Wind generation has delivered a net benefit of £104 billion to UK consumers between 2010 and 2023, according to new research by University College London (UCL).
The study found that wind power lowered electricity prices by £14 billion and reduced natural gas costs by £133 billion, partially offset by £43 billion in subsidies. It concludes that sustained investment in wind has significantly reduced overall fossil fuel dependence and household energy bills.
Researchers modelled long-term market impacts, comparing the UK’s existing renewable investment with a scenario in which gas generation continued to dominate. They found that without wind, gas demand would have been far higher across Europe, pushing up prices and overall consumer costs.
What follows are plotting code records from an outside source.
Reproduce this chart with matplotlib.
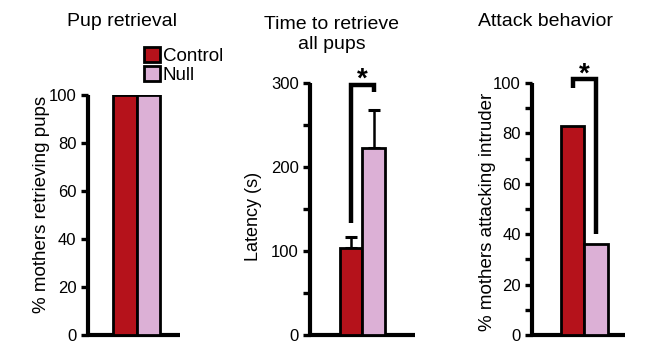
import matplotlib
matplotlib.use("Agg")
import matplotlib.pyplot as plt
from matplotlib.ticker import MultipleLocator

plt.rcParams['font.family'] = ['Liberation Sans', 'DejaVu Sans']

# data
groups = ['Control', 'Null']
retrieval_pct = [100, 100]
latency_mean = [104, 223]
latency_err = [13, 45]
attack_pct = [83, 36]

# significance brackets (y values of left leg bottom, top, right leg bottom)
latency_bracket = [133, 298, 289]
attack_bracket = [98, 101.5, 40]

colors = ['#b5121b', '#dcb0d6']
W, H = 669, 353

fig = plt.figure(figsize=(W / 100, H / 100), dpi=100)


def px_axes(left, top, right, bottom):
    return fig.add_axes([left / W, 1 - bottom / H, (right - left) / W, (bottom - top) / H])


def style(ax, ymax, major, minor=None):
    for s in ['top', 'right']:
        ax.spines[s].set_visible(False)
    for s in ['left', 'bottom']:
        ax.spines[s].set_linewidth(3)
        ax.spines[s].set_capstyle('butt')
    ax.set_ylim(0, ymax)
    ax.yaxis.set_major_locator(MultipleLocator(major))
    if minor:
        ax.yaxis.set_minor_locator(MultipleLocator(minor))
    ax.tick_params(axis='y', which='both', direction='out', length=5, width=2.4,
                   labelsize=12, pad=3)
    ax.tick_params(axis='x', bottom=False, labelbottom=False)


def draw_bars(ax, vals):
    return ax.bar([0, 1], vals, width=1.0, color=colors, edgecolor='black',
                  linewidth=2, zorder=3)


def bracket(ax, ys, star_y):
    ax.plot([0, 0, 1, 1], [ys[0], ys[1], ys[1], ys[2]], color='black', lw=3.2,
            solid_joinstyle='miter', solid_capstyle='butt', clip_on=False, zorder=4)
    ax.text(0.5, star_y, '*', ha='center', va='center', fontsize=20,
            fontweight='bold', clip_on=False)


# panel 1: pup retrieval
ax1 = px_axes(87.5, 95, 180, 335)
bars = draw_bars(ax1, retrieval_pct)
style(ax1, 100, 20)
ax1.set_xlim(-1.6, 2.34)
ax1.set_ylabel('% mothers retrieving pups', fontsize=13.5, va='center')
ax1.yaxis.set_label_coords(-0.497, 0.545)
ax1.legend(bars, groups, loc='upper left', bbox_to_anchor=(144 / W, 1 - 47 / H),
           bbox_transform=fig.transFigure, frameon=False, borderpad=0,
           borderaxespad=0, handlelength=0.85, handleheight=0.85,
           handletextpad=0.15, labelspacing=0.05, fontsize=13.5)

# panel 2: latency
ax2 = px_axes(310, 83, 415, 335)
draw_bars(ax2, latency_mean)
ax2.errorbar([0, 1], latency_mean, yerr=[[0, 0], latency_err], fmt='none',
             ecolor='black', elinewidth=1.8, capsize=4.2, capthick=2.2, zorder=2)
style(ax2, 300, 100, 50)
ax2.set_xlim(-1.82, 2.84)
ax2.set_ylabel('Latency (s)', fontsize=13, va='center')
ax2.yaxis.set_label_coords(-0.54, 0.47)
bracket(ax2, latency_bracket, 304)

# panel 3: attack behavior
ax3 = px_axes(532, 83, 625, 335)
draw_bars(ax3, attack_pct)
style(ax3, 100, 20, 10)
ax3.set_xlim(-1.78, 2.26)
ax3.set_ylabel('% mothers attacking intruder', fontsize=13.5, va='center')
ax3.yaxis.set_label_coords(-0.48, 0.49)
bracket(ax3, attack_bracket, 103.5)

# titles
fig.text(122 / W, 1 - 26 / H, 'Pup retrieval', ha='center', va='baseline', fontsize=14)
fig.text(332 / W, 1 - 49 / H, 'Time to retrieve\nall pups', ha='center', va='baseline',
         fontsize=14, multialignment='center')
fig.text(545 / W, 1 - 26 / H, 'Attack behavior', ha='center', va='baseline', fontsize=14)

fig.savefig('out.png', dpi=100)
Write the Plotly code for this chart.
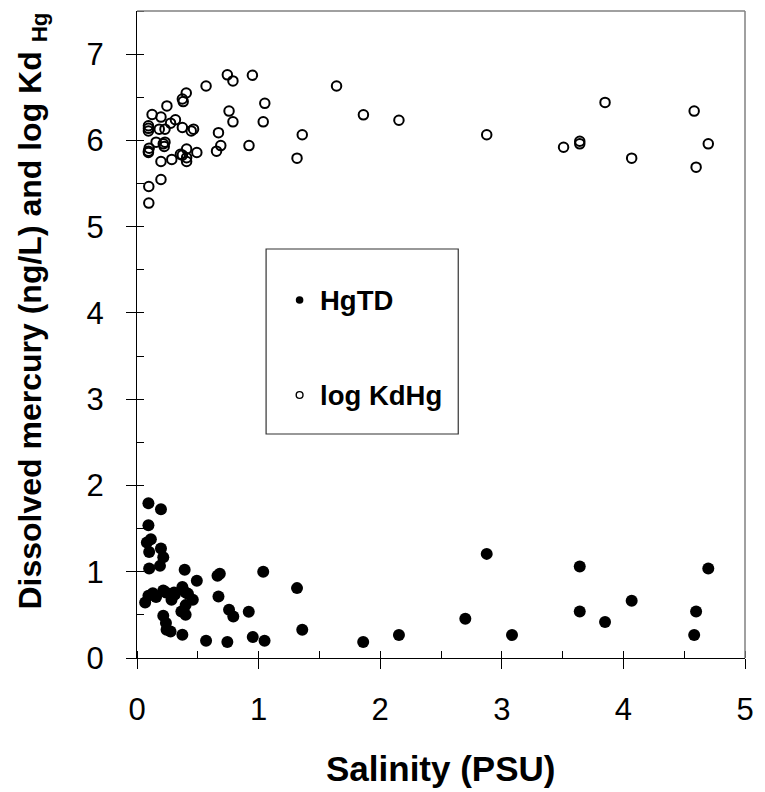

“It is clear that wind generators reduce market prices, cannibalising their own revenues, creating value for others while limiting their own profitability. Wind power should be viewed as a public good-like roads or schools-where government support leads to national gains,” the report said.
The study warns that the current funding model, where electricity users bear the cost while gas users benefit, raises fairness concerns. It calls for strategic energy policy reform to align investment incentives with long-term national interests.
Partner Will Glover from Gowling WLG said: “This study reinforces the legal and economic case for accelerating renewable investment. The scale of savings highlights wind power’s strategic value, not just for energy security, but for fiscal resilience. Policymakers and investors alike must now treat renewables not as an alternative, but as a national imperative.”
The UCL report concludes that the energy transition is not a costly environmental subsidy but a compelling financial investment that strengthens both energy security and economic stability.